The name of the group is not the enemy here, it is the ideology behind them that we so desperately need to confront, this is why it is so important to go after all these groups who share the same perverted ideology.

I have also called on the International Community to pressurise countries such as Saudi and Qatar not to fund and arm rebels movements. These nations have been actively arming the Islamist groups in a bid to compete with each other for control.

While Qatar has been supporting and arming Al-Nusra and the Muslim Brotherhood, Saudi has been funding other Salafi Extremist groups, such as the 'Islamic Front' and others.

We have all witnessed how the FSA was fighting alongside Al-Nusra (Al-Qaeda) and how the Syrian National Coalition's former leader Muaz Al-Khatib had even criticised the U.S for listing them as a terrorist organisation.

We have also seen the FSA fighting alongside ISIS on other occasions.

Finally it has recently been announced that the Unites States is to start training rebels in Saudi Arabia, this is completely unacceptable.

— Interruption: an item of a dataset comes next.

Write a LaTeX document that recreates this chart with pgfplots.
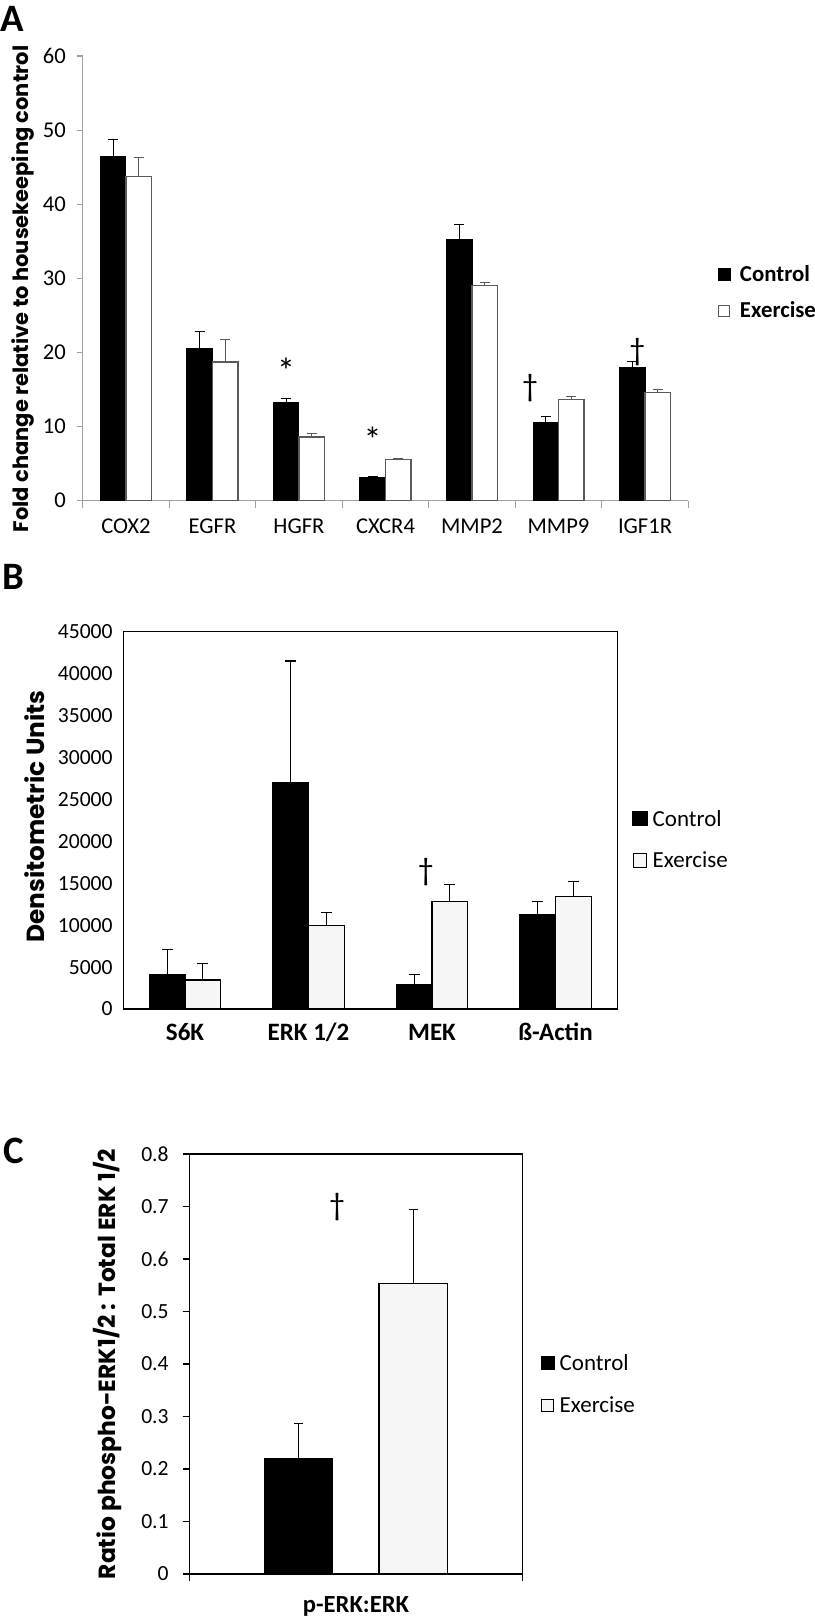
\documentclass[border=0pt]{standalone}
\usepackage{pgfplots}
\pgfplotsset{compat=1.18}
\usepackage{fontspec}
\setmainfont{Carlito}
\newfontfamily\labfont{Poppins}
\definecolor{axgray}{RGB}{160,160,160}
\definecolor{exfill}{RGB}{246,246,246}
\definecolor{exedge}{RGB}{90,90,90}
\begin{document}
\begin{tikzpicture}
\useasboundingbox (0,0) rectangle (407.5bp,808.5bp);
\node[anchor=base west, inner sep=0pt, font=\fontsize{19.4bp}{20bp}\selectfont\bfseries] at (0bp,792.5bp) {A};
\node[anchor=base west, inner sep=0pt, font=\fontsize{19.4bp}{20bp}\selectfont\bfseries] at (1bp,513.5bp) {B};
\node[anchor=base west, inner sep=0pt, font=\fontsize{19.4bp}{20bp}\selectfont\bfseries] at (1.5bp,226.5bp) {C};

% ---------------- Panel A
\begin{axis}[
  at={(41.35bp,558.15bp)}, anchor=south west,
  scale only axis, width=302.8bp, height=222.35bp,
  xmin=-0.5, xmax=6.5, ymin=0, ymax=60,
  axis lines*=left,
  axis line style={axgray, line width=0.6bp},
  ytick={0,10,...,60},
  xtick={0,...,6},
  xticklabels={COX2,EGFR,HGFR,CXCR4,MMP2,MMP9,IGF1R},
  minor xtick={-0.5,0.5,...,6.5},
  tick align=outside,
  major tick length=3bp, minor tick length=3.5bp,
  major x tick style={draw=none},
  minor x tick style={axgray, line width=0.6bp},
  y tick style={axgray, line width=0.6bp},
  /pgf/number format/assume math mode=true,
  tick label style={font=\fontsize{11.3bp}{12bp}\selectfont},
  xticklabel style={anchor=base, inner sep=0pt, yshift=-13.2bp},
  yticklabel style={anchor=east, inner sep=0pt, xshift=-5.2bp},
  ylabel={Fold change relative to housekeeping control},
  every axis y label/.style={at={(axis description cs:-0.0986,0.476)}, rotate=90, anchor=center,
     font=\labfont\fontsize{10.5bp}{12bp}\selectfont\bfseries},
  ybar, bar width=0.295,
  legend style={at={(axis description cs:1.049,0.469)}, anchor=west, draw=none, fill=none,
     inner sep=0pt, outer sep=0pt, row sep=10.75bp, column sep=4.5bp,
     font=\fontsize{11.4bp}{12bp}\selectfont\bfseries,
     nodes={inner sep=0pt, text height=7.5bp, text depth=0bp}},
  legend cell align=left,
]
\addplot[bar shift=-0.1475, fill=black, draw=black, line width=0.5bp,
  legend image code/.code={\fill[black] (0bp,-3.2bp) rectangle (6bp,2.8bp);},
  error bars/.cd, y dir=plus, y explicit,
  error bar style={black, line width=0.5bp},
  error mark options={rotate=90, mark size=2.5bp, black, line width=0.5bp}]
coordinates {(0,46.4) +- (0,2.4) (1,20.6) +- (0,2.2) (2,13.2) +- (0,0.6) (3,3.1) +- (0,0.15)
 (4,35.3) +- (0,2.0) (5,10.6) +- (0,0.7) (6,18.0) +- (0,0.8)};
\addlegendentry{Control}
\addplot[bar shift=0.1475, fill=white, draw=exedge, line width=0.6bp,
  legend image code/.code={\draw[exedge, line width=0.5bp, fill=white] (0.25bp,-2.95bp) rectangle (5.75bp,2.55bp);},
  error bars/.cd, y dir=plus, y explicit,
  error bar style={exedge, line width=0.5bp},
  error mark options={rotate=90, mark size=2.5bp, exedge, line width=0.5bp}]
coordinates {(0,43.7) +- (0,2.6) (1,18.7) +- (0,3.0) (2,8.6) +- (0,0.5) (3,5.6) +- (0,0.15)
 (4,29.0) +- (0,0.45) (5,13.6) +- (0,0.5) (6,14.6) +- (0,0.35)};
\addlegendentry{Exercise}
\node[font=\fontsize{18bp}{19bp}\selectfont] at (axis cs:1.85,17.6) {*};
\node[font=\fontsize{18bp}{19bp}\selectfont] at (axis cs:2.85,8.2) {*};
\node[font=\fontsize{16bp}{17bp}\selectfont] at (axis cs:4.67,15.2) {†};
\node[font=\fontsize{16bp}{17bp}\selectfont] at (axis cs:5.91,20.1) {†};
\end{axis}

% ---------------- Panel B
\begin{axis}[
  at={(61.65bp,304bp)}, anchor=south west,
  scale only axis, width=247bp, height=188.65bp,
  xmin=-0.5, xmax=3.5, ymin=0, ymax=45000,
  axis line style={black, line width=0.6bp},
  ytick={0,5000,...,45000},
  scaled y ticks=false,
  yticklabel style={/pgf/number format/fixed, /pgf/number format/1000 sep={}},
  xtick={0,...,3},
  xticklabels={S6K,ERK 1/2,MEK,ß-Actin},
  major tick length=0pt,
  /pgf/number format/assume math mode=true,
  tick label style={font=\fontsize{10.8bp}{12bp}\selectfont},
  xticklabel style={anchor=base, inner sep=0pt, yshift=-15.95bp, font=\fontsize{12.5bp}{14bp}\selectfont\bfseries},
  yticklabel style={anchor=east, inner sep=0pt, xshift=-5.15bp},
  ylabel={Densitometric Units},
  every axis y label/.style={at={(axis description cs:-0.1787,0.5097)}, rotate=90, anchor=center,
     font=\labfont\fontsize{12.4bp}{14bp}\selectfont\bfseries},
  ybar, bar width=0.288,
  legend style={at={(axis description cs:1.0298,0.450)}, anchor=west, draw=none, fill=none,
     inner sep=0pt, outer sep=0pt, row sep=13.35bp, column sep=2.5bp,
     font=\fontsize{11.5bp}{12bp}\selectfont,
     nodes={inner sep=0pt, text height=7.5bp, text depth=0bp}},
  legend cell align=left,
]
\addplot[bar shift=-0.144, fill=black, draw=black, line width=0.6bp,
  legend image code/.code={\fill[black] (0bp,-3.55bp) rectangle (7.25bp,3.7bp);},
  error bars/.cd, y dir=plus, y explicit,
  error bar style={black, line width=0.6bp},
  error mark options={rotate=90, mark size=2.75bp, black, line width=0.6bp}]
coordinates {(0,4100) +- (0,3000) (1,27000) +- (0,14500) (2,2860) +- (0,1300) (3,11200) +- (0,1600)};
\addlegendentry{Control}
\addplot[bar shift=0.144, fill=exfill, draw=black, line width=0.6bp,
  legend image code/.code={\draw[black, line width=0.5bp, fill=exfill] (0.25bp,-3.3bp) rectangle (7bp,3.45bp);},
  error bars/.cd, y dir=plus, y explicit,
  error bar style={black, line width=0.6bp},
  error mark options={rotate=90, mark size=2.75bp, black, line width=0.6bp}]
coordinates {(0,3460) +- (0,1980) (1,9930) +- (0,1550) (2,12790) +- (0,2100) (3,13460) +- (0,1790)};
\addlegendentry{Exercise}
\node[font=\fontsize{16bp}{17bp}\selectfont] at (axis cs:1.95,16360) {†};
\end{axis}

% ---------------- Panel C
\begin{axis}[
  at={(94.65bp,21.5bp)}, anchor=south west,
  scale only axis, width=166.7bp, height=210bp,
  xmin=0, xmax=1, ymin=0, ymax=0.8,
  axis line style={black, line width=0.6bp},
  ytick={0,0.1,...,0.8},
  yticklabels={0,0.1,0.2,0.3,0.4,0.5,0.6,0.7,0.8},
  xtick={0,1}, xticklabels={,},
  tick align=outside,
  major tick length=3.35bp,
  tick style={black, line width=0.6bp},
  ytick pos=left, xtick pos=bottom,
  tick label style={font=\fontsize{10.8bp}{12bp}\selectfont},
  yticklabel style={anchor=east, inner sep=0pt, xshift=-6.8bp},
  xlabel={p-ERK:ERK},
  every axis x label/.style={at={(axis description cs:0.5,-0.0905)}, anchor=base,
     font=\fontsize{12.3bp}{14bp}\selectfont\bfseries},
  ylabel={Ratio phospho-ERK1/2 : Total ERK 1/2},
  every axis y label/.style={at={(axis description cs:-0.2439,0.5)}, rotate=90, anchor=center,
     font=\labfont\fontsize{11.7bp}{14bp}\selectfont\bfseries},
  ybar, bar width=0.2058,
  legend style={at={(axis description cs:1.0534,0.4524)}, anchor=west, draw=none, fill=none,
     inner sep=0pt, outer sep=0pt, row sep=13.5bp, column sep=2.5bp,
     font=\fontsize{11.5bp}{12bp}\selectfont,
     nodes={inner sep=0pt, text height=7.5bp, text depth=0bp}},
  legend cell align=left,
]
\addplot[bar shift=0pt, fill=black, draw=black, line width=0.6bp,
  legend image code/.code={\fill[black] (0bp,-3.3bp) rectangle (6.5bp,3.2bp);},
  error bars/.cd, y dir=plus, y explicit,
  error bar style={black, line width=0.6bp},
  error mark options={rotate=90, mark size=2.3bp, black, line width=0.6bp}]
coordinates {(0.3275,0.219) +- (0,0.067)};
\addlegendentry{Control}
\addplot[bar shift=0pt, fill=exfill, draw=black, line width=0.6bp,
  legend image code/.code={\draw[black, line width=0.5bp, fill=exfill] (0.25bp,-3.05bp) rectangle (6.25bp,2.95bp);},
  error bars/.cd, y dir=plus, y explicit,
  error bar style={black, line width=0.6bp},
  error mark options={rotate=90, mark size=2.3bp, black, line width=0.6bp}]
coordinates {(0.672,0.553) +- (0,0.141)};
\addlegendentry{Exercise}
\node[font=\fontsize{16bp}{17bp}\selectfont] at (axis cs:0.443,0.698) {†};
\end{axis}
\end{tikzpicture}
\end{document}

Saudi Arabia has been part of the problem in funding and arming the Islamist rebels in Syria and even had TV stations set up there to incite hatred, violence and killing.

Many of its clerics including its Grand Mufti have incited the violence we have seen.

He had also called on Muslims to burn churches in the region, and had previously endorsed the Egyptian cleric Yusuf al-Qaradawi’s call for more sectarian violence and killing in Syria

How can rebels be trained in a country that lacks the basic tenants of democracy, freedom and human rights. What kind of example is the United States setting?

All of these factors come together to led to the problems that both the region and indeed the whole world faces today."